In contrast, guest editors Seligman and Matthews have assembled 13 articles that include no independent evaluation of the empirical claims underlying CSF. They contain no unbiased discussion of ethical issues raised by the program. They do nothing to enlighten psychologists about ethical challenges posed by consulting and research work with the military. And they most certainly offer no encouragement for questioning the foreign policy context in which our soldiers are sent into combat, to face physical and moral hazards for which even the best program can never adequately prepare them. Unfortunately, the APA's uncritical promotion of the CSF program reveals much about the current moral challenges facing the psychology profession itself.
Psychology should maintain an ethical and critical stance distinct from and resistant to the lure of patriotic calls, which are part of each and every military undertaking -- by all nations -- regardless of the legitimacy of the cause. As psychologists we should tread carefully when our efforts are solely directed toward sending soldiers back into combat rather than counseling them away from participating in misguided wars. In a similar way, assessing soldiers for their potential to withstand such horrors of war and building their resilience through teaching mental toughness skills are not necessarily healthy alternatives compared to affirming and assisting them in their expressions of doubt and dissent.

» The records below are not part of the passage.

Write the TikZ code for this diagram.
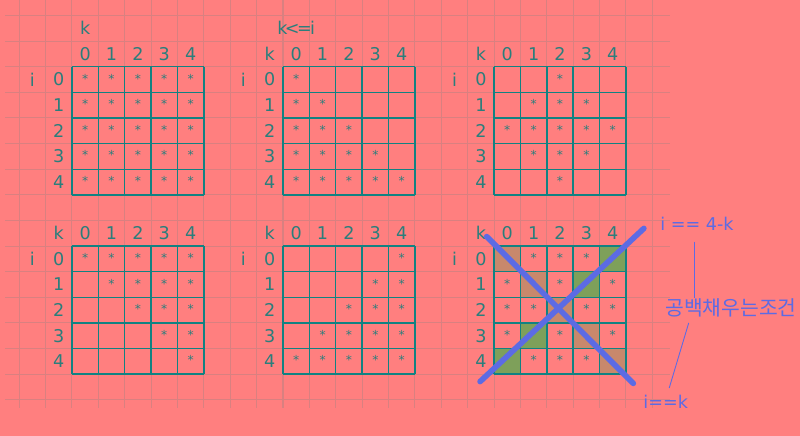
\documentclass[tikz,border=0pt]{standalone}
\usepackage{fontspec}
\setmainfont{DejaVu Sans}
\newfontfamily\kofont{Noto Sans CJK KR}

\definecolor{sheet}{HTML}{FF7F7F}
\definecolor{sheetline}{HTML}{D98080}
\definecolor{tealline}{HTML}{118282}
\definecolor{ink}{HTML}{2A7E7C}
\definecolor{pen}{HTML}{5C6BE4}
\definecolor{leaf}{HTML}{7EA05A}
\definecolor{clay}{HTML}{C8886C}

\begin{document}
\begin{tikzpicture}[x=0.5276cm, y=-0.5124cm,
  lbl/.style={inner sep=0pt, text=ink, font=\fontsize{10}{12}\selectfont},
  starmark/.style={inner sep=0pt, text=ink, yshift=0.6pt, font=\fontsize{7}{8}\selectfont},
  cellline/.style={draw=tealline, line width=0.8pt},
  note/.style={inner sep=0pt, anchor=west, text=pen, font=\fontsize{10}{12}\selectfont},
  leader/.style={draw=pen, line width=0.5pt}]
\fill[sheet] (-0.728,-0.605) rectangle (29.598,16.413);
\useasboundingbox (-0.728,-0.605) rectangle (29.598,16.413);

% sheet cells
\foreach \n in {0,...,24} \draw[sheetline, line width=0.6pt] (\n,-0.605) -- (\n,15.32);
\foreach \m in {0,...,15} \draw[sheetline, line width=0.6pt] (-0.538,\m) -- (24.67,\m);

% coloured cells of the last table
\foreach \c in {0,...,4} \fill[clay] (18+\c,9+\c) rectangle ++(1,1);
\foreach \c in {0,1,3,4} \fill[leaf] (22-\c,9+\c) rectangle ++(1,1);

% tables and headers
\foreach \L/\T [count=\t] in {2/2,10/2,18/2,2/9,10/9,18/9} {
  \foreach \j in {0,...,5} {
    \draw[cellline] (\L+\j,\T) -- (\L+\j,\T+5);
    \draw[cellline] (\L,\T+\j) -- (\L+5,\T+\j);
  }
  \foreach \j in {0,...,4} {
    \node[lbl] (h\t\j) at (\L+\j+0.5,\T-0.5) {\j};
    \node[lbl] (r\t\j) at (\L-0.5,\T+\j+0.5) {\j};
  }
  \node[lbl] (i\t) at (\L-1.5,\T+0.5) {i};
}
\node[lbl] (k1) at (2.5,0.5) {k};
\node[lbl] (k2) at (9.5,1.5) {k};
\node[lbl] (cnd2) at (10.5,0.5) {k\kern-1.5pt<\kern-1.5pt=\kern-1pt i};
\node[lbl] (k3) at (17.5,1.5) {k};
\node[lbl] (k4) at (1.5,8.5) {k};
\node[lbl] (k5) at (9.5,8.5) {k};
\node[lbl] (k6) at (17.5,8.5) {k};

% stars
\foreach \i in {0,...,4} \foreach \k in {0,...,4}
  \node[starmark] (sa\i\k) at (2.5+\k,2.5+\i) {*};
\foreach \i in {0,...,4} \foreach \k in {0,...,\i}
  \node[starmark] (sb\i\k) at (10.5+\k,2.5+\i) {*};
\foreach \i/\a/\b in {0/2/2,1/1/3,2/0/4,3/1/3,4/2/2} \foreach \k in {\a,...,\b}
  \node[starmark] (sc\i\k) at (18.5+\k,2.5+\i) {*};
\foreach \i in {0,...,4} \foreach \k in {\i,...,4}
  \node[starmark] (sd\i\k) at (2.5+\k,9.5+\i) {*};
\foreach \i/\a in {0/4,1/3,2/2,3/1,4/0} \foreach \k in {\a,...,4}
  \node[starmark] (se\i\k) at (10.5+\k,9.5+\i) {*};
\foreach \i/\ks in {0/{1,2,3},1/{0,2,4},2/{0,1,3,4},3/{0,2,4},4/{1,2,3}} \foreach \k in \ks
  \node[starmark] (sf\i\k) at (18.5+\k,9.5+\i) {*};

% cross and notes
\coordinate (x1) at (17.72,8.63);
\coordinate (x2) at (23.28,14.36);
\coordinate (x3) at (17.47,14.29);
\coordinate (x4) at (23.68,8.31);
\draw[pen, line width=3.2pt, line cap=round] (x1) -- (x2);
\draw[pen, line width=3.2pt, line cap=round] (x3) -- (x4);

\node[note] (eq4k) at (24.29,8.14) {i == 4-k};
\node[note, font=\kofont\fontsize{11.6}{14}\selectfont] (cond) at (24.48,11.42) {공백채우는조건};
\node[note] (eqk) at (23.65,15.09) {i==k};
\draw[leader] ([xshift=-1.5pt,yshift=-6pt]eq4k.south) -- ([xshift=-1.5pt]eq4k.south |- cond.north);
\draw[leader] ([xshift=13.5pt,yshift=-3pt]cond.south west) -- ([xshift=2pt,yshift=4pt]eqk.north);
\end{tikzpicture}
\end{document}
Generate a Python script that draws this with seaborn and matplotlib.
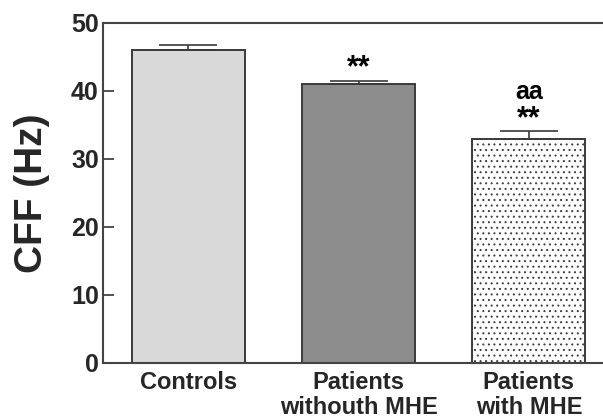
import matplotlib
matplotlib.use("Agg")
import matplotlib.pyplot as plt
import seaborn as sns
import pandas as pd
import numpy as np

groups = ["Controls", "Patients\nwithouth MHE", "Patients\nwith MHE"]
cff_mean = [46.0, 41.0, 33.0]
cff_sem = [0.7, 0.5, 1.1]
bar_colors = ["#d9d9d9", "#8c8c8c", "#ffffff"]
y_ticks = [0, 10, 20, 30, 40, 50]
vs_controls = ["", "**", "**"]
vs_no_mhe = ["", "", "aa"]

sns.set_style("white")
plt.rcParams["font.family"] = ["Liberation Sans", "DejaVu Sans"]
plt.rcParams["font.weight"] = "bold"
plt.rcParams["hatch.color"] = "#444444"
plt.rcParams["hatch.linewidth"] = 0.7

df = pd.DataFrame({"group": groups, "cff": cff_mean})

fig = plt.figure(figsize=(6.03, 4.20), dpi=100)
ax = fig.add_axes([103 / 603, 1 - 363 / 420, (614 - 103) / 603, (363 - 23) / 420])

sns.barplot(data=df, x="group", y="cff", hue="group", palette=bar_colors,
            legend=False, width=0.665, edgecolor="#3a3a3a", linewidth=1.4,
            errorbar=None, ax=ax)
ax.patches[2].set_hatch("...")

xs = np.arange(len(groups))
tops = np.array(cff_mean) + np.array(cff_sem)
ax.errorbar(xs, cff_mean, yerr=[np.zeros(len(groups)), cff_sem], fmt="none",
            ecolor="#3a3a3a", elinewidth=1.2, capsize=21, capthick=1.2, zorder=3)

# significance marks above the error bars
for x, top, t in zip(xs, tops, vs_controls):
    if t:
        ax.annotate(t, (x, top), xytext=(0, 3), textcoords="offset points",
                    ha="center", va="baseline", fontsize=22, fontweight="bold",
                    color="black")
for x, top, t in zip(xs, tops, vs_no_mhe):
    if t:
        ax.annotate(t, (x, top), xytext=(0, 23), textcoords="offset points",
                    ha="center", va="baseline", fontsize=18, fontweight="bold",
                    color="black")

ax.set_xlim(-0.5, 2.5)
ax.set_ylim(0, 50)
ax.set_yticks(y_ticks)
ax.set_yticklabels([str(v) for v in y_ticks], fontsize=18, fontweight="bold")
ax.set_xticks(xs)
ax.set_xticklabels(groups, fontsize=17, fontweight="bold", linespacing=1.07)
ax.tick_params(axis="y", direction="in", length=8, width=1.3, color="#444444", pad=3, left=True)
ax.tick_params(axis="x", length=0, pad=6)
ax.set_xlabel("")
ax.set_ylabel("CFF (Hz)", fontsize=28, fontweight="bold", labelpad=15)

for side in ["left", "bottom", "top", "right"]:
    ax.spines[side].set_visible(True)
    ax.spines[side].set_color("#444444")
    ax.spines[side].set_linewidth(1.5)

fig.savefig("out.png", dpi=100, facecolor="white")
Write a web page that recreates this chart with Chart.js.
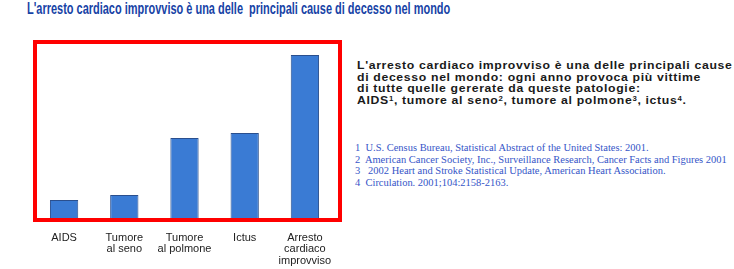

Ultimately, there is a paradox that should be foremost in the minds of professional psychologists. Helping people who have already been harmed by trauma is essential. But should we be involved in helping an institution prepare to place more people in harm's way without careful and ongoing questioning and review of the rationale for doing so? Whatever the needs for a military for national defense, or the benefits of team building, loyalty, camaraderie, and a positive outlook, militaries are, among other things, authoritarian institutions that kill, maim, deceive, and actively reduce an individual's sense of independent agency.
The enormous toll that armed conflict exacts on soldiers, veterans, families, and communities is a key reason why we should send young men and women to war only as an absolute last resort -- and we should bring them home as quickly as possible, rather than sending them back again and again. If the Comprehensive Soldier Fitness program is truly about enhancing well-being, then we should also question whether these soldiers might be helped more effectively by finding non-military ways to resolve the conflicts and concerns for which they carry such heavy burdens.
Roy Eidelson is a clinical psychologist and the president of Eidelson Consulting, where he studies, writes about, and consults on the role of psychological issues in political, organizational, and group conflict settings. He is past president of Psychologists for Social Responsibility, associate director of the Solomon Asch Center for Study of Ethnopolitical Conflict at Bryn Mawr College, and a member of the Coalition for an Ethical Psychology.
Marc Pilisuk is Professor Emeritus, the University of California, and Professor, Saybrook Graduate School and Research Center. He is the author (with Jennifer Achord Rountree) of Who Benefits from Global Violence and War: Uncovering a Destructive System (Greenwood/Praeger, 2008), and the co-editor (with Michael Nagler) of Peace Movements Worldwide (Praeger/ABC-CLIO, 2011).